Problem description: Write out all the lines again, precisely as they stand, but without the images.

Supplied material:
────────────────
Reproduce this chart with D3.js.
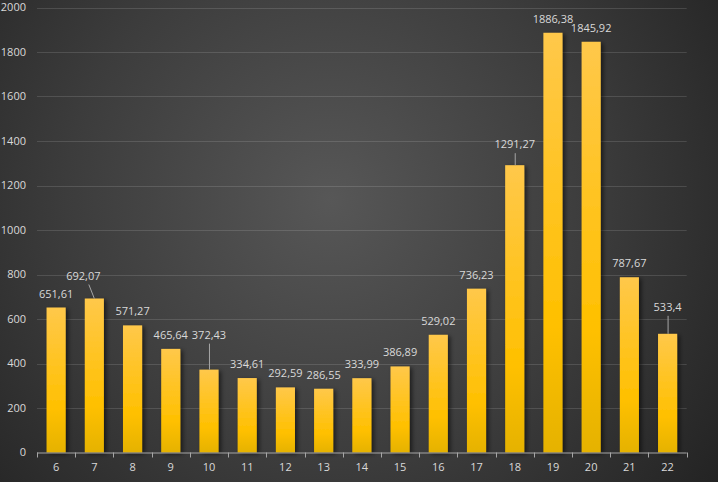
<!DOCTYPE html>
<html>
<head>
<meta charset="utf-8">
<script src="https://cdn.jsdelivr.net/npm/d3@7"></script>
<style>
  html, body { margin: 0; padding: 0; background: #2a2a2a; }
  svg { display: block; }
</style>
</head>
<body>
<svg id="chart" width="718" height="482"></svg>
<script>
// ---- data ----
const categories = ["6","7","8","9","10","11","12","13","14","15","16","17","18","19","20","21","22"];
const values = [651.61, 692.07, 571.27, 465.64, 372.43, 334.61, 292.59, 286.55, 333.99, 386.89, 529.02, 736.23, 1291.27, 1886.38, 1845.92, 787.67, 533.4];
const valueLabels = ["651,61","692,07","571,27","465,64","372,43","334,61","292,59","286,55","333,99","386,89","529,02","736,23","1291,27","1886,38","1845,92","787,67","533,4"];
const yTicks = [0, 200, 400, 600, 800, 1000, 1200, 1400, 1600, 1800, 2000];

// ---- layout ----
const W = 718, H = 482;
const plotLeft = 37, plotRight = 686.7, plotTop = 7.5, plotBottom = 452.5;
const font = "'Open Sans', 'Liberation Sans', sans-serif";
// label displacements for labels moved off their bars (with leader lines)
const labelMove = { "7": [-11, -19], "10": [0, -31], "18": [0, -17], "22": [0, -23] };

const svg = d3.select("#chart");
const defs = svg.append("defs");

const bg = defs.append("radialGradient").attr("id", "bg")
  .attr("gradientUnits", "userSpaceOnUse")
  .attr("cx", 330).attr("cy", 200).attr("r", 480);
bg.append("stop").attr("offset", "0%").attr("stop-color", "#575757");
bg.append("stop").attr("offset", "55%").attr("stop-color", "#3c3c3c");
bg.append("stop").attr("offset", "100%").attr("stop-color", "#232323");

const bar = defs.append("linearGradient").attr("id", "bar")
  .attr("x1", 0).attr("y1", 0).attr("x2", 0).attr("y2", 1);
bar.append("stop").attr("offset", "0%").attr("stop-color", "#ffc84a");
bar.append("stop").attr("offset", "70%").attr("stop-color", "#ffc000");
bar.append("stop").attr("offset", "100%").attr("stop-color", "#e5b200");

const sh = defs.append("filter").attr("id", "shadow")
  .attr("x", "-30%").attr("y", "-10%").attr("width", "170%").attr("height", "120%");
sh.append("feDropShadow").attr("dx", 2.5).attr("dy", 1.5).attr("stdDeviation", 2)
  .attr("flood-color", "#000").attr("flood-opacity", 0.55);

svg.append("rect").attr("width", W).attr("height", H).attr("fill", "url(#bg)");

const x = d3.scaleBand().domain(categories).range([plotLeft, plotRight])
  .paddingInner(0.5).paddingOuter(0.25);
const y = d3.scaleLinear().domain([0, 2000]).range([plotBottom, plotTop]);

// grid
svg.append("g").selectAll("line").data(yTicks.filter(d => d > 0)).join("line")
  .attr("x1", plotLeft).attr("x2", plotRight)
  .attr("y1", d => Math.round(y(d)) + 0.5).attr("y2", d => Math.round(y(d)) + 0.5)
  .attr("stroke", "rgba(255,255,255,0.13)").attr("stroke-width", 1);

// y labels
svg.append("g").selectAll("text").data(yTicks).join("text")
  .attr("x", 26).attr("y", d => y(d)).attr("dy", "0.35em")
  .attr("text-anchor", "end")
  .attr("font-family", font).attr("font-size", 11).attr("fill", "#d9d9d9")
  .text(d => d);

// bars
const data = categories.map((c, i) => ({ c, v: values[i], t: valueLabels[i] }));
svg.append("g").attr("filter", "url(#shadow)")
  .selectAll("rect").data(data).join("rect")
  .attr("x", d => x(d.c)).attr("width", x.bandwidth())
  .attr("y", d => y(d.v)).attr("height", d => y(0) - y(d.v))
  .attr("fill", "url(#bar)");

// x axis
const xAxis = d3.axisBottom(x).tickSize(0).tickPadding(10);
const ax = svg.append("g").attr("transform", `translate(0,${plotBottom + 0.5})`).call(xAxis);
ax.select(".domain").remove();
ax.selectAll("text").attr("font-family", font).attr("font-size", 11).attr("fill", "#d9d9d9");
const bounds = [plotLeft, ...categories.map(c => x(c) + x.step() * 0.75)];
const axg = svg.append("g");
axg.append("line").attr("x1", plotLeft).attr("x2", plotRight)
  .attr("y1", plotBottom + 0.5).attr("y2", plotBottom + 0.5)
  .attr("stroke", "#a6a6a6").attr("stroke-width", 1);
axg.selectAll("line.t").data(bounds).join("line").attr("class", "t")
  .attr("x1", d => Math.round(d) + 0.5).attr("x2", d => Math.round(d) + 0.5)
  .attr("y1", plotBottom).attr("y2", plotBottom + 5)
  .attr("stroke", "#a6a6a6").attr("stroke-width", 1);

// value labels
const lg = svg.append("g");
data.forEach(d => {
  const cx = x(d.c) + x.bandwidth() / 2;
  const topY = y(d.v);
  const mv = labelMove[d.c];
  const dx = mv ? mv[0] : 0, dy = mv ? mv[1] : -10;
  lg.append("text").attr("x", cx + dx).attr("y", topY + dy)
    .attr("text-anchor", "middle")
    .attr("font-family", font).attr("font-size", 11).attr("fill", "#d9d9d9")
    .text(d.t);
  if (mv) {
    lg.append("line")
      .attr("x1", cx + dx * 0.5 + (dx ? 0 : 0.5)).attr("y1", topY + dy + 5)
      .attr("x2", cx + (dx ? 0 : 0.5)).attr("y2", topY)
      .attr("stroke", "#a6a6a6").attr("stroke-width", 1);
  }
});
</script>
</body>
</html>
────────────────
Expected answer:
Reproduce this chart with D3.js.
<!DOCTYPE html>
<html>
<head>
<meta charset="utf-8">
<script src="https://cdn.jsdelivr.net/npm/d3@7"></script>
<style>
  html, body { margin: 0; padding: 0; background: #2a2a2a; }
  svg { display: block; }
</style>
</head>
<body>
<svg id="chart" width="718" height="482"></svg>
<script>
// ---- data ----
const categories = ["6","7","8","9","10","11","12","13","14","15","16","17","18","19","20","21","22"];
const values = [651.61, 692.07, 571.27, 465.64, 372.43, 334.61, 292.59, 286.55, 333.99, 386.89, 529.02, 736.23, 1291.27, 1886.38, 1845.92, 787.67, 533.4];
const valueLabels = ["651,61","692,07","571,27","465,64","372,43","334,61","292,59","286,55","333,99","386,89","529,02","736,23","1291,27","1886,38","1845,92","787,67","533,4"];
const yTicks = [0, 200, 400, 600, 800, 1000, 1200, 1400, 1600, 1800, 2000];

// ---- layout ----
const W = 718, H = 482;
const plotLeft = 37, plotRight = 686.7, plotTop = 7.5, plotBottom = 452.5;
const font = "'Open Sans', 'Liberation Sans', sans-serif";
// label displacements for labels moved off their bars (with leader lines)
const labelMove = { "7": [-11, -19], "10": [0, -31], "18": [0, -17], "22": [0, -23] };

const svg = d3.select("#chart");
const defs = svg.append("defs");

const bg = defs.append("radialGradient").attr("id", "bg")
  .attr("gradientUnits", "userSpaceOnUse")
  .attr("cx", 330).attr("cy", 200).attr("r", 480);
bg.append("stop").attr("offset", "0%").attr("stop-color", "#575757");
bg.append("stop").attr("offset", "55%").attr("stop-color", "#3c3c3c");
bg.append("stop").attr("offset", "100%").attr("stop-color", "#232323");

const bar = defs.append("linearGradient").attr("id", "bar")
  .attr("x1", 0).attr("y1", 0).attr("x2", 0).attr("y2", 1);
bar.append("stop").attr("offset", "0%").attr("stop-color", "#ffc84a");
bar.append("stop").attr("offset", "70%").attr("stop-color", "#ffc000");
bar.append("stop").attr("offset", "100%").attr("stop-color", "#e5b200");

const sh = defs.append("filter").attr("id", "shadow")
  .attr("x", "-30%").attr("y", "-10%").attr("width", "170%").attr("height", "120%");
sh.append("feDropShadow").attr("dx", 2.5).attr("dy", 1.5).attr("stdDeviation", 2)
  .attr("flood-color", "#000").attr("flood-opacity", 0.55);

svg.append("rect").attr("width", W).attr("height", H).attr("fill", "url(#bg)");

const x = d3.scaleBand().domain(categories).range([plotLeft, plotRight])
  .paddingInner(0.5).paddingOuter(0.25);
const y = d3.scaleLinear().domain([0, 2000]).range([plotBottom, plotTop]);

// grid
svg.append("g").selectAll("line").data(yTicks.filter(d => d > 0)).join("line")
  .attr("x1", plotLeft).attr("x2", plotRight)
  .attr("y1", d => Math.round(y(d)) + 0.5).attr("y2", d => Math.round(y(d)) + 0.5)
  .attr("stroke", "rgba(255,255,255,0.13)").attr("stroke-width", 1);

// y labels
svg.append("g").selectAll("text").data(yTicks).join("text")
  .attr("x", 26).attr("y", d => y(d)).attr("dy", "0.35em")
  .attr("text-anchor", "end")
  .attr("font-family", font).attr("font-size", 11).attr("fill", "#d9d9d9")
  .text(d => d);

// bars
const data = categories.map((c, i) => ({ c, v: values[i], t: valueLabels[i] }));
svg.append("g").attr("filter", "url(#shadow)")
  .selectAll("rect").data(data).join("rect")
  .attr("x", d => x(d.c)).attr("width", x.bandwidth())
  .attr("y", d => y(d.v)).attr("height", d => y(0) - y(d.v))
  .attr("fill", "url(#bar)");

// x axis
const xAxis = d3.axisBottom(x).tickSize(0).tickPadding(10);
const ax = svg.append("g").attr("transform", `translate(0,${plotBottom + 0.5})`).call(xAxis);
ax.select(".domain").remove();
ax.selectAll("text").attr("font-family", font).attr("font-size", 11).attr("fill", "#d9d9d9");
const bounds = [plotLeft, ...categories.map(c => x(c) + x.step() * 0.75)];
const axg = svg.append("g");
axg.append("line").attr("x1", plotLeft).attr("x2", plotRight)
  .attr("y1", plotBottom + 0.5).attr("y2", plotBottom + 0.5)
  .attr("stroke", "#a6a6a6").attr("stroke-width", 1);
axg.selectAll("line.t").data(bounds).join("line").attr("class", "t")
  .attr("x1", d => Math.round(d) + 0.5).attr("x2", d => Math.round(d) + 0.5)
  .attr("y1", plotBottom).attr("y2", plotBottom + 5)
  .attr("stroke", "#a6a6a6").attr("stroke-width", 1);

// value labels
const lg = svg.append("g");
data.forEach(d => {
  const cx = x(d.c) + x.bandwidth() / 2;
  const topY = y(d.v);
  const mv = labelMove[d.c];
  const dx = mv ? mv[0] : 0, dy = mv ? mv[1] : -10;
  lg.append("text").attr("x", cx + dx).attr("y", topY + dy)
    .attr("text-anchor", "middle")
    .attr("font-family", font).attr("font-size", 11).attr("fill", "#d9d9d9")
    .text(d.t);
  if (mv) {
    lg.append("line")
      .attr("x1", cx + dx * 0.5 + (dx ? 0 : 0.5)).attr("y1", topY + dy + 5)
      .attr("x2", cx + (dx ? 0 : 0.5)).attr("y2", topY)
      .attr("stroke", "#a6a6a6").attr("stroke-width", 1);
  }
});
</script>
</body>
</html>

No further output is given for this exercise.